What is required
Exactly reproduce the entries, dropping any pictures from your copy.

Records for this task
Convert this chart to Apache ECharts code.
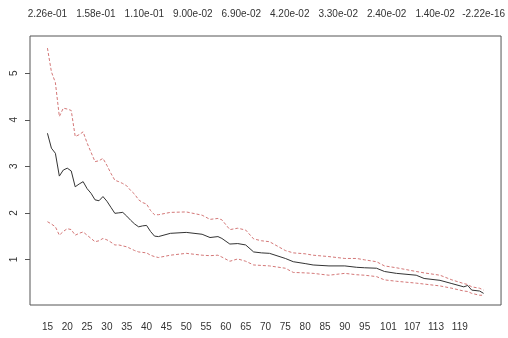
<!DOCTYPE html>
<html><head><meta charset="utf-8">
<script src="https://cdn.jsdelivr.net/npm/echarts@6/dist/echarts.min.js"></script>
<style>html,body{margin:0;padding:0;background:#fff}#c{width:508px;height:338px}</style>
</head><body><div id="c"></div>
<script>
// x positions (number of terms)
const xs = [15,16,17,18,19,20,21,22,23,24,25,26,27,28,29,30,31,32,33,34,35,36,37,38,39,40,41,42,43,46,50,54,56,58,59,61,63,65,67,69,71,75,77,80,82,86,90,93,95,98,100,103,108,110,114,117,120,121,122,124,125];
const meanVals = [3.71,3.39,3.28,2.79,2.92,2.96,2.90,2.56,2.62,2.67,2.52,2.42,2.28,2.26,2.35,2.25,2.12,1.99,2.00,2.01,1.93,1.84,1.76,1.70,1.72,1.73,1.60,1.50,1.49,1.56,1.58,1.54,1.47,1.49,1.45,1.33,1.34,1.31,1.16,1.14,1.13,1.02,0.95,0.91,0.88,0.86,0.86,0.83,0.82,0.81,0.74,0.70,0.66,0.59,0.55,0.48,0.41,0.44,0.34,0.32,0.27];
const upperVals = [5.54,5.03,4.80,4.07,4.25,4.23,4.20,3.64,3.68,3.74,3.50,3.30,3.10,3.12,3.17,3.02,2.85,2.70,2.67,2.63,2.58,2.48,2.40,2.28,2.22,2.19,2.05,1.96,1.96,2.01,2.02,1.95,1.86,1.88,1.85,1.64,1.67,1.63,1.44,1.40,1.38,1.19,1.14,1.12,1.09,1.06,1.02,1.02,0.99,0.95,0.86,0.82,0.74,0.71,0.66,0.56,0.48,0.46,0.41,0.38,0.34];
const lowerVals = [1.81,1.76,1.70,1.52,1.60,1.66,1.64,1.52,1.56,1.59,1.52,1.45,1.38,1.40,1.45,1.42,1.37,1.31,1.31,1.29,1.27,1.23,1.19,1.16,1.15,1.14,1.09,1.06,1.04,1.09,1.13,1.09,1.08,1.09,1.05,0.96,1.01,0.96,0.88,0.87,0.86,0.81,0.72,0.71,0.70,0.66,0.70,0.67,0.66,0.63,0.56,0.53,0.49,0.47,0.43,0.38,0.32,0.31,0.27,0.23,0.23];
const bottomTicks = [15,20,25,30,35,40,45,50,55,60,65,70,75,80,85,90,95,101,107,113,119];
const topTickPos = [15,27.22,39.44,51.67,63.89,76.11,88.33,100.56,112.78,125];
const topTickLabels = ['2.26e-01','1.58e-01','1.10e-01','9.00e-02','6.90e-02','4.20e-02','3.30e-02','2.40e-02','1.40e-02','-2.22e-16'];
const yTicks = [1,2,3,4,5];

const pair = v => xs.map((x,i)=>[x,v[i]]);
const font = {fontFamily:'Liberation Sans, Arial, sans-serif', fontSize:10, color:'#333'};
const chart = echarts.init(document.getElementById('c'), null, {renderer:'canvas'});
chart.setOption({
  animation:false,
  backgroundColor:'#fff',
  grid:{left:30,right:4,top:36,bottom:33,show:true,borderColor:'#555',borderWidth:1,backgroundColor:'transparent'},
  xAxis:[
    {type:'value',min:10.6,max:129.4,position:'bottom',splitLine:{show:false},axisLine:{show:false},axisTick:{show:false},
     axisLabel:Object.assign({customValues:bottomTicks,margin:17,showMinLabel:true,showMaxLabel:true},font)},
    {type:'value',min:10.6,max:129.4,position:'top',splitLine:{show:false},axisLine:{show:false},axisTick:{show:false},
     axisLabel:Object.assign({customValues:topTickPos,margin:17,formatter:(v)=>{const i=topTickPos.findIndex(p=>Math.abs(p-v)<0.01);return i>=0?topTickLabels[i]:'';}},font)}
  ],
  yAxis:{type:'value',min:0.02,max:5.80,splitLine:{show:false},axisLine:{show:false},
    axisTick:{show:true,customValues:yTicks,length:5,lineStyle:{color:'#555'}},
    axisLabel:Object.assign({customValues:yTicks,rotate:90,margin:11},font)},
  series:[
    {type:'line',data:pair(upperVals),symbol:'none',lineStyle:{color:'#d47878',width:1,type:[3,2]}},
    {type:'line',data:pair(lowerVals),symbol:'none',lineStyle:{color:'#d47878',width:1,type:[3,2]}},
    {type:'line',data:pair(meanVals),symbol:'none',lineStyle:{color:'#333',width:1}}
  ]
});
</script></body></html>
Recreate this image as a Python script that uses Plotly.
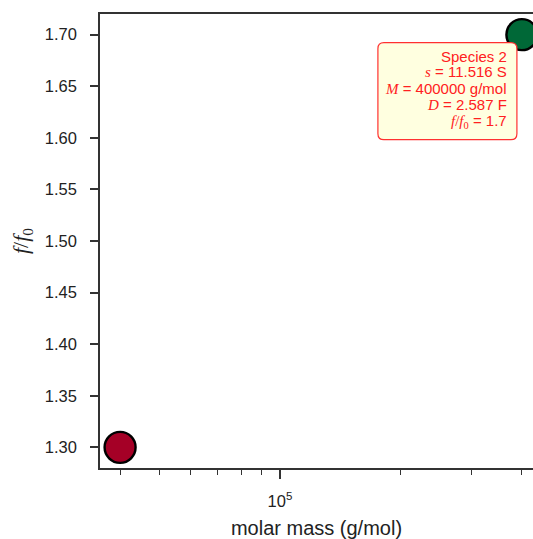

Exercise output
Convert this chart to Apache ECharts code.
<!DOCTYPE html>
<html><head><meta charset="utf-8">
<script src="https://cdn.jsdelivr.net/npm/echarts@6/dist/echarts.min.js"></script>
<style>html,body{margin:0;padding:0;background:#fff}#c{width:508px;height:338px}</style>
</head><body><div id="c"></div>
<script>
// x positions (number of terms)
const xs = [15,16,17,18,19,20,21,22,23,24,25,26,27,28,29,30,31,32,33,34,35,36,37,38,39,40,41,42,43,46,50,54,56,58,59,61,63,65,67,69,71,75,77,80,82,86,90,93,95,98,100,103,108,110,114,117,120,121,122,124,125];
const meanVals = [3.71,3.39,3.28,2.79,2.92,2.96,2.90,2.56,2.62,2.67,2.52,2.42,2.28,2.26,2.35,2.25,2.12,1.99,2.00,2.01,1.93,1.84,1.76,1.70,1.72,1.73,1.60,1.50,1.49,1.56,1.58,1.54,1.47,1.49,1.45,1.33,1.34,1.31,1.16,1.14,1.13,1.02,0.95,0.91,0.88,0.86,0.86,0.83,0.82,0.81,0.74,0.70,0.66,0.59,0.55,0.48,0.41,0.44,0.34,0.32,0.27];
const upperVals = [5.54,5.03,4.80,4.07,4.25,4.23,4.20,3.64,3.68,3.74,3.50,3.30,3.10,3.12,3.17,3.02,2.85,2.70,2.67,2.63,2.58,2.48,2.40,2.28,2.22,2.19,2.05,1.96,1.96,2.01,2.02,1.95,1.86,1.88,1.85,1.64,1.67,1.63,1.44,1.40,1.38,1.19,1.14,1.12,1.09,1.06,1.02,1.02,0.99,0.95,0.86,0.82,0.74,0.71,0.66,0.56,0.48,0.46,0.41,0.38,0.34];
const lowerVals = [1.81,1.76,1.70,1.52,1.60,1.66,1.64,1.52,1.56,1.59,1.52,1.45,1.38,1.40,1.45,1.42,1.37,1.31,1.31,1.29,1.27,1.23,1.19,1.16,1.15,1.14,1.09,1.06,1.04,1.09,1.13,1.09,1.08,1.09,1.05,0.96,1.01,0.96,0.88,0.87,0.86,0.81,0.72,0.71,0.70,0.66,0.70,0.67,0.66,0.63,0.56,0.53,0.49,0.47,0.43,0.38,0.32,0.31,0.27,0.23,0.23];
const bottomTicks = [15,20,25,30,35,40,45,50,55,60,65,70,75,80,85,90,95,101,107,113,119];
const topTickPos = [15,27.22,39.44,51.67,63.89,76.11,88.33,100.56,112.78,125];
const topTickLabels = ['2.26e-01','1.58e-01','1.10e-01','9.00e-02','6.90e-02','4.20e-02','3.30e-02','2.40e-02','1.40e-02','-2.22e-16'];
const yTicks = [1,2,3,4,5];

const pair = v => xs.map((x,i)=>[x,v[i]]);
const font = {fontFamily:'Liberation Sans, Arial, sans-serif', fontSize:10, color:'#333'};
const chart = echarts.init(document.getElementById('c'), null, {renderer:'canvas'});
chart.setOption({
  animation:false,
  backgroundColor:'#fff',
  grid:{left:30,right:4,top:36,bottom:33,show:true,borderColor:'#555',borderWidth:1,backgroundColor:'transparent'},
  xAxis:[
    {type:'value',min:10.6,max:129.4,position:'bottom',splitLine:{show:false},axisLine:{show:false},axisTick:{show:false},
     axisLabel:Object.assign({customValues:bottomTicks,margin:17,showMinLabel:true,showMaxLabel:true},font)},
    {type:'value',min:10.6,max:129.4,position:'top',splitLine:{show:false},axisLine:{show:false},axisTick:{show:false},
     axisLabel:Object.assign({customValues:topTickPos,margin:17,formatter:(v)=>{const i=topTickPos.findIndex(p=>Math.abs(p-v)<0.01);return i>=0?topTickLabels[i]:'';}},font)}
  ],
  yAxis:{type:'value',min:0.02,max:5.80,splitLine:{show:false},axisLine:{show:false},
    axisTick:{show:true,customValues:yTicks,length:5,lineStyle:{color:'#555'}},
    axisLabel:Object.assign({customValues:yTicks,rotate:90,margin:11},font)},
  series:[
    {type:'line',data:pair(upperVals),symbol:'none',lineStyle:{color:'#d47878',width:1,type:[3,2]}},
    {type:'line',data:pair(lowerVals),symbol:'none',lineStyle:{color:'#d47878',width:1,type:[3,2]}},
    {type:'line',data:pair(meanVals),symbol:'none',lineStyle:{color:'#333',width:1}}
  ]
});
</script></body></html>
Recreate this image as a Python script that uses Plotly.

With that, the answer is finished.